Food crises far from over, hitting hard on poor people – World Bank
Global food prices remain high and volatile, hitting the poorest countries hardest and adding to the strains facing the global economy, according to the World Bank Group’s new Food Price Watch released November 1, 2011.
The Bank says while the food price index has dropped 5% from its February 2011 peak and dipped marginally in September by 1%, it remains 19% above its September 2010 levels.
According to the quarterly report, recent floods in Thailand−the worst in 50 years−may add uncertainty in the short run following estimated production losses of between 16 to 24 percent of total production.
The food crisis, the Bank noted, in the Horn of Africa continues, affecting over 13.3 million people in the region–an additional million since August, and the outlook remains frightening.
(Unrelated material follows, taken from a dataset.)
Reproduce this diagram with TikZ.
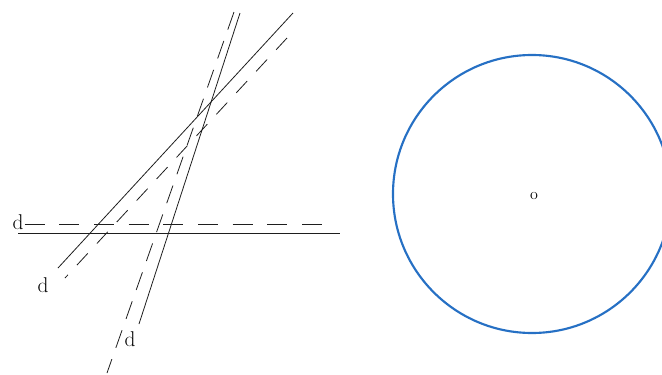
\documentclass[tikz,border=0pt]{standalone}
\usepackage{tikz}
\usepackage{xcolor}

\definecolor{circblue}{RGB}{38,112,196}
\tikzset{
  solidline/.style={line width=0.6pt, color={rgb, 255:red, 30; green, 30; blue, 30}},
  dashline/.style={line width=0.6pt, color={rgb, 255:red, 30; green, 30; blue, 30}, dash pattern=on 15pt off 11pt},
  dlabel/.style={inner sep=0.75pt, font=\fontsize{16}{18}\selectfont},
}

\begin{document}
\begin{tikzpicture}[x=0.75pt,y=0.75pt,yscale=-1,xscale=1]
\useasboundingbox (0,0) rectangle (662,375);
\clip (0,0) rectangle (662,375);

% Text Node
\node [dlabel] (dh) at (18,222) {d};
% Text Node
\node [dlabel] (dd) at (43,285) {d};
% Text Node
\node [dlabel] (ds) at (130,339) {d};

%Straight Lines [horizontal]
\coordinate (h1) at (18,233);
\coordinate (h2) at (340,233);
\draw [solidline] (h1) -- (h2);
\coordinate (h3) at (332,224);
\draw [dashline] (dh.east) ++(0,2) -- (h3);

%Straight Lines [oblique]
\coordinate (o1) at (293,13);
\coordinate (o2) at (58,268);
\draw [solidline] (o1) -- (o2);
\coordinate (o3) at (287,38);
\coordinate (o4) at (65,278);
\draw [dashline, dash pattern=on 12pt off 10pt] (o3) -- (o4);

%Straight Lines [steep]
\coordinate (s1) at (240,13);
\coordinate (s2) at (139,324);
\draw [solidline] (s1) -- (s2);
\coordinate (s3) at (234,12);
\coordinate (s4) at (107,373);
\draw [dashline, dash pattern=on 14pt off 9pt] (s3) -- (s4);

%Shape: Circle
\draw [color=circblue, line width=1.6pt] (532,194) circle (139);
% Text Node
\node [inner sep=0.75pt, font=\fontsize{12}{14}\selectfont] (ctr) at (534,196) {o};

\end{tikzpicture}
\end{document}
“Prices of grains rose 30% (September 2010–September 2011), with maize increasing by 43%, rice by 26% and wheat 16%,” said the report. “Soybean oil went up by 26 percent. Over the last quarter, however, an increase of 3 percent in the price of grains was roughly offset by a 3 percent decline in the prices of fats and oils.”
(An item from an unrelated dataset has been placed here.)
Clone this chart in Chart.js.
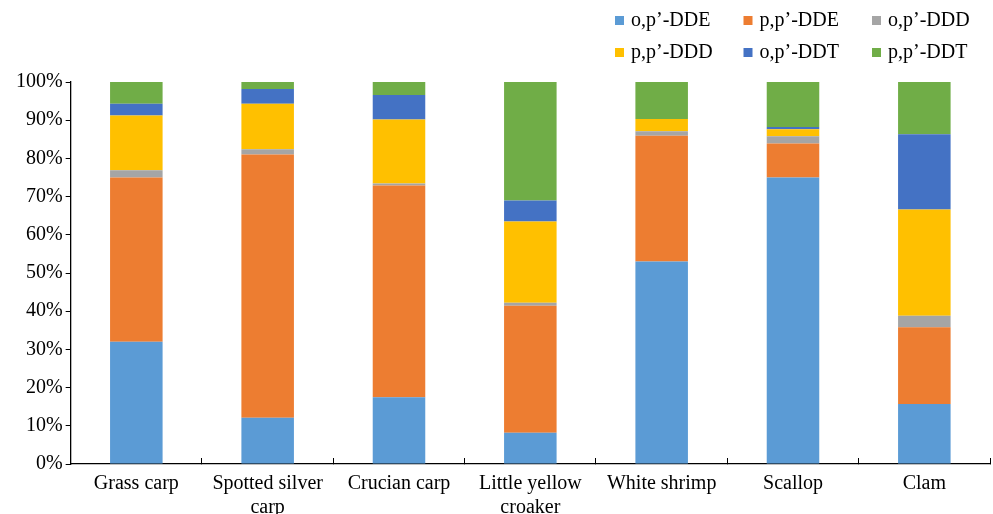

While a troubled global economy could dampen demand and push food prices down, the World Bank says the effect on developing countries would be mixed−hurting food exporting countries and poor producers in rural areas, and benefiting food importers and consumers.
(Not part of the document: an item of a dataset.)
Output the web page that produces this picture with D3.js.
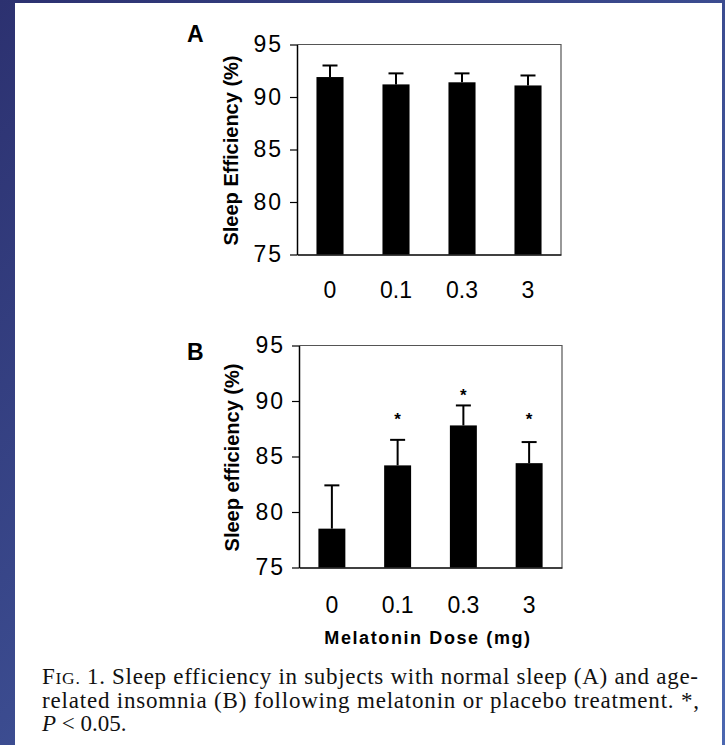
<!DOCTYPE html>
<html>
<head>
<meta charset="UTF-8">
<title>Melatonin sleep efficiency</title>
<style>
  body { margin: 0; background: #fff; }
  svg text { font-family: "Liberation Sans", Arial, sans-serif; }
  .caption text { font-family: "Liberation Serif", "Times New Roman", serif; }
</style>
</head>
<body>
<svg width="725" height="745"></svg>
<script src="https://d3js.org/d3.v7.min.js"></script>
<script>
// data
var doses = ["0", "0.1", "0.3", "3"];
var yTicks = [75, 80, 85, 90, 95];

var meanA = [91.9, 91.2, 91.4, 91.1];
var semA  = [1.1, 1.05, 0.85, 0.95];

var meanB = [78.5, 84.2, 87.8, 84.4];
var semB  = [3.9, 2.3, 1.8, 1.9];
var starB = [null, 88.7, 90.9, 88.7];   // where the * marks sit (P < 0.05)

var svg = d3.select("svg");

// blue frame round the white page
var grad = svg.append("defs").append("linearGradient")
    .attr("id", "frame").attr("x1", 0).attr("y1", 0).attr("x2", 1).attr("y2", 1);
grad.append("stop").attr("offset", 0).attr("stop-color", "#2c3170");
grad.append("stop").attr("offset", 1).attr("stop-color", "#4b67b0");
svg.append("rect").attr("width", 725).attr("height", 745).attr("fill", "url(#frame)");
svg.append("rect").attr("x", 15).attr("y", 3).attr("width", 707).attr("height", 742).attr("fill", "#fff");

function panel(opt) {
    var x = d3.scaleBand().domain(doses).range([opt.left, opt.right])
        .paddingInner(0.59).paddingOuter(0.295);
    var y = d3.scaleLinear().domain([75, 95]).range([opt.bottom, opt.top]);
    var g = svg.append("g");

    // frame top / right
    g.append("path")
        .attr("d", "M" + opt.left + "," + opt.top + "H" + opt.right + "V" + opt.bottom)
        .attr("fill", "none").attr("stroke", "#555").attr("stroke-width", 1.2);

    var rows = doses.map(function (d, i) {
        return { dose: d, mean: opt.mean[i], sem: opt.sem[i], star: opt.star ? opt.star[i] : null };
    });

    g.selectAll("rect.bar").data(rows).enter().append("rect")
        .attr("class", "bar")
        .attr("x", function (d) { return x(d.dose); })
        .attr("width", x.bandwidth())
        .attr("y", function (d) { return y(d.mean); })
        .attr("height", function (d) { return y(75) - y(d.mean); })
        .attr("fill", "#000");

    // upper error bars
    var cx = function (d) { return x(d.dose) + x.bandwidth() / 2; };
    g.selectAll("line.err").data(rows).enter().append("line")
        .attr("x1", cx).attr("x2", cx)
        .attr("y1", function (d) { return y(d.mean); })
        .attr("y2", function (d) { return y(d.mean + d.sem); })
        .attr("stroke", "#000").attr("stroke-width", 2);
    g.selectAll("line.cap").data(rows).enter().append("line")
        .attr("x1", function (d) { return cx(d) - 7.5; })
        .attr("x2", function (d) { return cx(d) + 7.5; })
        .attr("y1", function (d) { return y(d.mean + d.sem); })
        .attr("y2", function (d) { return y(d.mean + d.sem); })
        .attr("stroke", "#000").attr("stroke-width", 2);

    g.selectAll("text.star").data(rows.filter(function (d) { return d.star != null; }))
        .enter().append("text")
        .attr("x", cx)
        .attr("y", function (d) { return y(d.star) + 10; })
        .attr("text-anchor", "middle")
        .attr("font-size", 17).attr("font-weight", "bold")
        .text("*");

    // y axis
    var ay = g.append("g").attr("transform", "translate(" + opt.left + ",0)")
        .call(d3.axisLeft(y).tickValues(yTicks).tickSize(7).tickSizeOuter(0).tickPadding(7));
    ay.select(".domain").attr("stroke", "#000").attr("stroke-width", 1.5);
    ay.selectAll(".tick line").attr("stroke", "#000").attr("stroke-width", 1.2);
    ay.selectAll(".tick text").attr("font-size", 23).attr("fill", "#000")
        .attr("letter-spacing", 2)
        .attr("font-family", "Liberation Sans, Arial, sans-serif");

    // x axis: bottom line, labels only
    var ax = g.append("g").attr("transform", "translate(0," + opt.bottom + ")")
        .call(d3.axisBottom(x).tickSize(0).tickPadding(opt.xPad));
    ax.select(".domain").attr("stroke", "#000").attr("stroke-width", 1.5);
    ax.selectAll(".tick text").attr("font-size", 23).attr("fill", "#000")
        .attr("font-family", "Liberation Sans, Arial, sans-serif");

    // y title
    g.append("text")
        .attr("transform", "translate(" + opt.titleX + "," + ((opt.top + opt.bottom) / 2 + 1) + ") rotate(-90)")
        .attr("text-anchor", "middle")
        .attr("font-size", 20).attr("font-weight", "bold")
        .text(opt.title);

    // panel letter
    g.append("text").attr("x", 187).attr("y", opt.letterY)
        .attr("font-size", 23).attr("font-weight", "bold")
        .text(opt.letter);
}

panel({ left: 297, right: 561, top: 44.5, bottom: 254.5, mean: meanA, sem: semA,
        title: "Sleep Efficiency (%)", titleX: 238, letter: "A", letterY: 42, xPad: 27 });
panel({ left: 299, right: 562, top: 345.5, bottom: 567.5, mean: meanB, sem: semB, star: starB,
        title: "Sleep efficiency (%)", titleX: 239, letter: "B", letterY: 360, xPad: 29 });

svg.append("text")
    .attr("x", 428).attr("y", 644)
    .attr("text-anchor", "middle")
    .attr("font-size", 18).attr("font-weight", "bold").attr("letter-spacing", 1.6)
    .text("Melatonin Dose (mg)");

// caption
var cap = svg.append("g").attr("class", "caption").attr("fill", "#111");
var l1 = cap.append("text").attr("x", 42).attr("y", 684).attr("font-size", 23)
    .attr("textLength", 656).attr("lengthAdjust", "spacing");
l1.append("tspan").text("F");
l1.append("tspan").attr("font-size", 17.5).text("IG.");
l1.append("tspan").text(" 1. Sleep efficiency in subjects with normal sleep (A) and age-");
cap.append("text").attr("x", 42).attr("y", 707.5).attr("font-size", 23)
    .attr("textLength", 657).attr("lengthAdjust", "spacing")
    .text("related insomnia (B) following melatonin or placebo treatment. *,");
var l3 = cap.append("text").attr("x", 42).attr("y", 731).attr("font-size", 23);
l3.append("tspan").attr("font-style", "italic").text("P");
l3.append("tspan").text(" < 0.05.");
</script>
</body>
</html>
It therefore warned that developing countries might have now limited resources to protect vulnerable populations following the economic crisis and stimulus spending.
“The food crisis is far from over,” says World Bank Group President Robert B. Zoellick. “Prices remain volatile and millions of people around the world are still suffering. Let’s remember, averting crisis is not just about banks and debt. Millions of people around the world face a daily crisis of hunger and malnutrition.”